Since radio amateurs have been using moon-bouncing before, such an experiment using longitudinal waves may be possible without requiring large amounts of funding.
So, I went looking for some information on how to do this in practice, and it seems that all you need to be able to transmit and/or recieve longitudinal waves is spherical antenna:
Monstein, Wesley - Observation of scalar longitudinal electrodynamic waves(2002).pdf
This is the sketch of the aluminium ball antennas from the pdf:
Now if you would mount such antenna's on a set of ordinary sattellite dishes, you could perhaps easily build longitudinal antenna with high gain, as some people do for the transmission of EM WiFi signals:
How-To: Build a WiFi biquad dish antenna -- Engadget
TREVOR MARSHALL - Biquad feed for primestar dish
It seems to me that this is not only doable, but also doable within a reasonable hobby-budget.
So, which radio amateur is going to get his name in the history books for performing not only the first longitudinal moon-bounce, but also delivering the final blow to Einstein's nonsense known as his relativity theory?
I'm sure many of you know about moon-bouncing in amateur radio:
EME (communications) - Wikipedia, the free encyclopedia
The use of the Moon as a passive communications satellite was proposed by Mr. W.J. Bray of the British General Post Office in 1940. It was calculated that with the available microwave transmission powers and low noise receivers, it would be possible to beam microwave signals up from Earth and reflect off the Moon. It was thought that at least one voice channel would be possible.
The "moon bounce" technique was developed by the United States Military in the years after World War II, with the first successful reception of echoes off the Moon being carried out at Fort Monmouth, New Jersey on January 10, 1946 by John H. DeWitt as part of Project Diana. The Communication Moon Relay project that followed led to more practical uses, including a teletype link between the naval base at Pearl Harbor, Hawaii and United States Navy headquarters in Washington, DC. In the days before communications satellites, a link free of the vagaries of ionospheric propagation was revolutionary.
Later, the technique was used by non-military commercial users, and the first amateur detection of signals from the Moon took place in 1953.
The "moon bounce" technique was developed by the United States Military in the years after World War II, with the first successful reception of echoes off the Moon being carried out at Fort Monmouth, New Jersey on January 10, 1946 by John H. DeWitt as part of Project Diana. The Communication Moon Relay project that followed led to more practical uses, including a teletype link between the naval base at Pearl Harbor, Hawaii and United States Navy headquarters in Washington, DC. In the days before communications satellites, a link free of the vagaries of ionospheric propagation was revolutionary.

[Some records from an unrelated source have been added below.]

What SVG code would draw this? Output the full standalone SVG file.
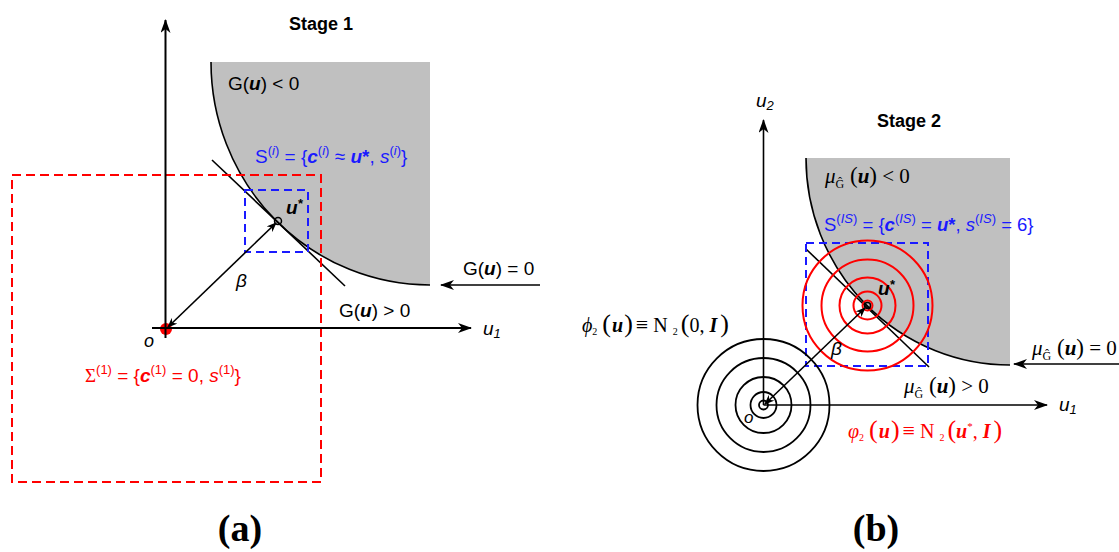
<svg xmlns="http://www.w3.org/2000/svg" width="1119" height="552" viewBox="0 0 1119 552">
<style>
.sans{font-family:"Liberation Sans",Arial,sans-serif}
.serif{font-family:"Liberation Serif","Times New Roman",serif}
.ax{stroke:#000;stroke-width:2;fill:none}
.ln{stroke:#000;stroke-width:1.6;fill:none}
.gray{fill:#c0c0c0;stroke:none}
.rdash{fill:none;stroke:#ff0000;stroke-width:2;stroke-dasharray:9 5}
.bdash{fill:none;stroke:#1a1aff;stroke-width:2;stroke-dasharray:8 5}
.rc{fill:none;stroke:#ff0000;stroke-width:2}
.kc{fill:none;stroke:#000;stroke-width:1.8}
.bi{font-weight:bold;font-style:italic}
.it{font-style:italic}
.blue{fill:#1a1aff}
.red{fill:#ff0000}
</style>
<defs>
<marker id="ah" viewBox="0 0 14 10" refX="13" refY="5" markerWidth="14" markerHeight="10" orient="auto-start-reverse" markerUnits="userSpaceOnUse">
<path d="M0,0 L14,5 L0,10 L4,5 Z" fill="#000"/>
</marker>
<marker id="sh" viewBox="0 0 10 8" refX="9" refY="4" markerWidth="10" markerHeight="8" orient="auto-start-reverse" markerUnits="userSpaceOnUse">
<path d="M0,0 L10,4 L0,8 L3,4 Z" fill="#000"/>
</marker>
</defs>

<!-- Panel (a) -->
<g id="panel-a">
<g id="a-region">
<path class="gray" d="M211,62 A219,223 0 0 0 430,285 L430,62 Z"/>
<path class="ln" d="M211,62 A219,223 0 0 0 430,285"/>
</g>
<g id="a-tangent"><line class="ln" x1="212" y1="160" x2="345" y2="286"/></g>
<g id="a-box-red"><rect class="rdash" x="12" y="175" width="309" height="307"/></g>
<g id="a-box-blue"><rect class="bdash" x="245" y="190" width="63" height="62"/></g>
<g id="a-ustar"><circle cx="278" cy="221" r="3.5" fill="none" stroke="#000" stroke-width="1.5"/></g>
<g id="a-origin"><circle cx="166" cy="329" r="6" fill="#ff0000"/></g>
</g>

<!-- Panel (b) -->
<g id="panel-b">
<g id="b-region">
<path class="gray" d="M806,158 A204,207 0 0 0 1010,365 L1010,158 Z"/>
<path class="ln" d="M806,158 A204,207 0 0 0 1010,365"/>
</g>
<g id="b-tangent"><line class="ln" x1="806" y1="249" x2="929" y2="367"/></g>
<g id="b-box-blue"><rect class="bdash" x="806" y="243" width="122" height="123"/></g>
<g id="b-red-circles">
<circle class="rc" cx="867.5" cy="305.5" r="65"/>
<circle class="rc" cx="867.5" cy="305.5" r="46"/>
<circle class="rc" cx="867.5" cy="305.5" r="28"/>
<circle class="rc" cx="867.5" cy="305.5" r="14"/>
<circle class="rc" cx="867.5" cy="305.5" r="5"/>
<circle cx="867.5" cy="305.5" r="3" fill="none" stroke="#000" stroke-width="1.5"/>
</g>
<g id="b-black-circles">
<circle class="kc" cx="763.5" cy="405" r="66"/>
<circle class="kc" cx="763.5" cy="405" r="47"/>
<circle class="kc" cx="763.5" cy="405" r="28"/>
<circle class="kc" cx="763.5" cy="405" r="13"/>
<circle class="kc" cx="763.5" cy="405" r="4.5"/>
</g>
</g>

<g id="connectors">
<line class="ax" x1="165.5" y1="338" x2="165.5" y2="20" marker-end="url(#ah)"/>
<line class="ax" x1="152" y1="328" x2="471" y2="328" marker-end="url(#ah)"/>
<line class="ln" x1="168" y1="327" x2="276" y2="223" marker-start="url(#sh)" marker-end="url(#sh)"/>
<line class="ln" x1="540" y1="285" x2="441" y2="285" marker-end="url(#ah)"/>
<line class="ln" x1="763.5" y1="405" x2="763.5" y2="120" marker-end="url(#ah)"/>
<line class="ln" x1="763.5" y1="405" x2="1047" y2="405" marker-end="url(#ah)"/>
<line class="ln" x1="765" y1="404" x2="865" y2="308" marker-start="url(#sh)" marker-end="url(#sh)"/>
<line class="ln" x1="1119" y1="364" x2="1014" y2="364" marker-end="url(#ah)"/>
</g>

<g id="labels-a" class="sans" font-size="19">
<text x="289" y="30" font-weight="bold" font-size="18">Stage 1</text>
<text x="228" y="90">G(<tspan class="bi">u</tspan>) &lt; 0</text>
<text x="255" y="163" class="blue">S<tspan font-size="13" dy="-8">(<tspan class="it">i</tspan>)</tspan><tspan dy="8"> = {</tspan><tspan class="bi">c</tspan><tspan font-size="13" dy="-8">(<tspan class="it">i</tspan>)</tspan><tspan dy="8"> ≈ </tspan><tspan class="bi">u</tspan><tspan font-weight="bold">*</tspan>, <tspan class="it">s</tspan><tspan font-size="13" dy="-8">(<tspan class="it">i</tspan>)</tspan><tspan dy="8">}</tspan></text>
<text x="286" y="214" class="bi">u<tspan font-size="13" dy="-6">*</tspan></text>
<text x="236" y="287" class="it">β</text>
<text x="463" y="275">G(<tspan class="bi">u</tspan>) = 0</text>
<text x="339" y="317">G(<tspan class="bi">u</tspan>) &gt; 0</text>
<text x="483" y="335" class="it">u<tspan font-size="13" dy="3">1</tspan></text>
<text x="144" y="347" class="it" font-size="18">o</text>
<text x="85" y="382" class="red"><tspan class="serif">Σ</tspan><tspan font-size="13" dy="-8">(1)</tspan><tspan dy="8"> = {</tspan><tspan class="bi">c</tspan><tspan font-size="13" dy="-8">(1)</tspan><tspan dy="8"> = 0, </tspan><tspan class="it">s</tspan><tspan font-size="13" dy="-8">(1)</tspan><tspan dy="8">}</tspan></text>
</g>

<g id="labels-b" font-size="19">
<text x="756" y="107" class="sans it">u<tspan font-size="13" dy="3">2</tspan></text>
<text x="877" y="127" class="sans" font-weight="bold" font-size="18">Stage 2</text>
<text x="825" y="183" class="serif" font-size="21"><tspan class="it">μ</tspan><tspan font-size="12" dy="5">Ĝ</tspan><tspan dy="-5" font-size="23"> (</tspan><tspan class="bi">u</tspan><tspan font-size="23">)</tspan> &lt; 0</text>
<text x="824" y="231" class="sans blue" font-size="18.5">S<tspan font-size="13" dy="-8">(<tspan class="it">IS</tspan>)</tspan><tspan dy="8"> = {</tspan><tspan class="bi">c</tspan><tspan font-size="13" dy="-8">(<tspan class="it">IS</tspan>)</tspan><tspan dy="8"> = </tspan><tspan class="bi">u</tspan><tspan font-weight="bold">*</tspan>, <tspan class="it">s</tspan><tspan font-size="13" dy="-8">(<tspan class="it">IS</tspan>)</tspan><tspan dy="8"> = 6}</tspan></text>
<text x="878" y="295" class="sans bi">u<tspan font-size="13" dy="-6">*</tspan></text>
<text x="831" y="355" class="sans it">β</text>
<text x="1032" y="355" class="serif" font-size="21"><tspan class="it">μ</tspan><tspan font-size="12" dy="5">Ĝ</tspan><tspan dy="-5" font-size="23"> (</tspan><tspan class="bi">u</tspan><tspan font-size="23">)</tspan> = 0</text>
<text x="904" y="393" class="serif" font-size="21"><tspan class="it">μ</tspan><tspan font-size="12" dy="5">Ĝ</tspan><tspan dy="-5" font-size="23"> (</tspan><tspan class="bi">u</tspan><tspan font-size="23">)</tspan> &gt; 0</text>
<text x="1059" y="411" class="sans it">u<tspan font-size="13" dy="3">1</tspan></text>
<text x="744" y="423" class="sans it" font-size="17">o</text>
<text x="582" y="332" class="serif" font-size="20"><tspan class="it">ϕ</tspan><tspan font-size="10" dy="3">2</tspan><tspan dy="-3" font-size="26" dx="5">(</tspan><tspan class="bi" dx="1">u</tspan><tspan font-size="26" dx="1">)</tspan><tspan font-size="22" dx="3">≡</tspan> N <tspan font-size="10" dy="3">2</tspan><tspan dy="-3" font-size="26" dx="3">(</tspan>0, <tspan class="bi">I</tspan><tspan font-size="26" dx="3">)</tspan></text>
<text x="848" y="438" class="serif red" font-size="20"><tspan class="it">φ</tspan><tspan font-size="10" dy="3">2</tspan><tspan dy="-3" font-size="26" dx="5">(</tspan><tspan class="bi" dx="1">u</tspan><tspan font-size="26" dx="1">)</tspan><tspan font-size="22" dx="3">≡</tspan> N <tspan font-size="10" dy="3">2</tspan><tspan dy="-3" font-size="26" dx="3">(</tspan><tspan class="bi">u</tspan><tspan font-size="11" dy="-8">*</tspan><tspan dy="8">, </tspan><tspan class="bi">I</tspan><tspan font-size="26" dx="3">)</tspan></text>
</g>

<g id="captions" class="serif" font-weight="bold" font-size="38">
<text x="240" y="541" text-anchor="middle">(a)</text>
<text x="876" y="541" text-anchor="middle">(b)</text>
</g>
</svg>
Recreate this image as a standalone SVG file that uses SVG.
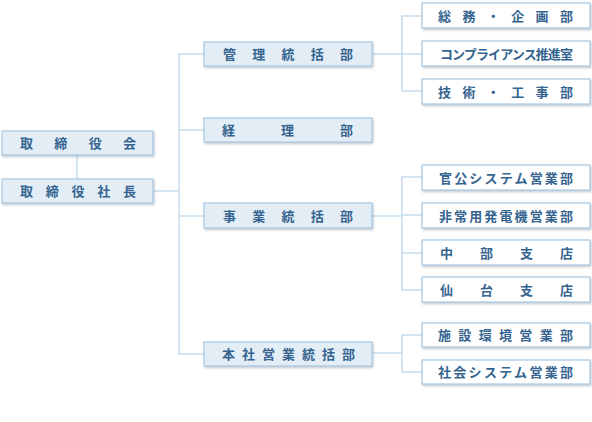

Later, the technique was used by non-military commercial users, and the first amateur detection of signals from the Moon took place in 1953.
Tuks DrippingPedia : Ruins 106 Years Einstein Relativity
Given that the propagation speed of longitudinal electric waves (which according to the current theory cannot propagate trough a vacuum) is about 1.6 times the speed of light, it would be a very interesting experiment to see whether or not moon bouncing could be achieved practically with longitudinal electric waves. If Tesla is right, we would see an Earth-Moon-Earth roundtrip time of in the order of 1.6 seconds, while normal EM waves would take more than 2.5 seconds.
I mean, explaining away a couple of nanoseconds in the CERN neutrino "anomaly", all right, they get away with that. But I would really love to see how they would explain away an early arrival of no less than 0.9 seconds...
So, if we were to make a longitudinal transmitter of considerable power (Wikipedia says you need over 100W for EM waves, but the higher the gain of your antenna's, the less power you need) and we would connect that to a computer (transmitting f.e. audible morse code or something), you could setup a system whereby any (radio amateur) could enter a message trough the internet to a server, connected to a transmitter which sends the signal to the moon. Now since any decent internet connection should be able to get the message from the amateurs computer to the transmitter computer well within half a second, any radio amateur that builds a receiver should be able to determine that the signal he himself entered on the computer is being received from the moon well before any EM wave could possibly travel back and forth between the earth and the moon.
That way, it could be experimentally proven that:
a) longitudinal waves exist,
b) they travel at much a faster speed than the speed of light.
This would mean that it could be experimentally proven that the current Maxwell equations are wrong and that therefore the Lorentz transform is rubbish after all and thus Einsteinan relativity can finally be put where it belongs: the trash can.
Since radio amateurs have been using moon-bouncing before, such an experiment using longitudinal waves may be possible without requiring large amounts of funding.
So, I went looking for some information on how to do this in practice, and it seems that all you need to be able to transmit and/or recieve longitudinal waves is spherical antenna:
Monstein, Wesley - Observation of scalar longitudinal electrodynamic waves(2002).pdf
Mathematically a spherically symmetric source can generate only scalar waves; so the ball antenna can only generate a Φ-wave, and, thus, only a longitudinal electrodynamic E -wave. The spherically symmetric current density J within the ball, that gives rise to the pulsating surface charge source, is divergenceless, ∇ · J = 0; so ∇ · A = 0 and ∇× A = 0; and no transverse wave can arise. The ball antenna as a receiver detects the net charge induced by the component of the incident E field normal to the front surface; so only longitudinal E-waves can be detected.
Now if you would mount such antenna's on a set of ordinary sattellite dishes, you could perhaps easily build longitudinal antenna with high gain, as some people do for the transmission of EM WiFi signals:
How-To: Build a WiFi biquad dish antenna -- Engadget
TREVOR MARSHALL - Biquad feed for primestar dish
It seems to me that this is not only doable, but also doable within a reasonable hobby-budget.
So, which radio amateur is going to get his name in the history books for performing not only the first longitudinal moon-bounce, but also delivering the final blow to Einstein's nonsense known as his relativity theory?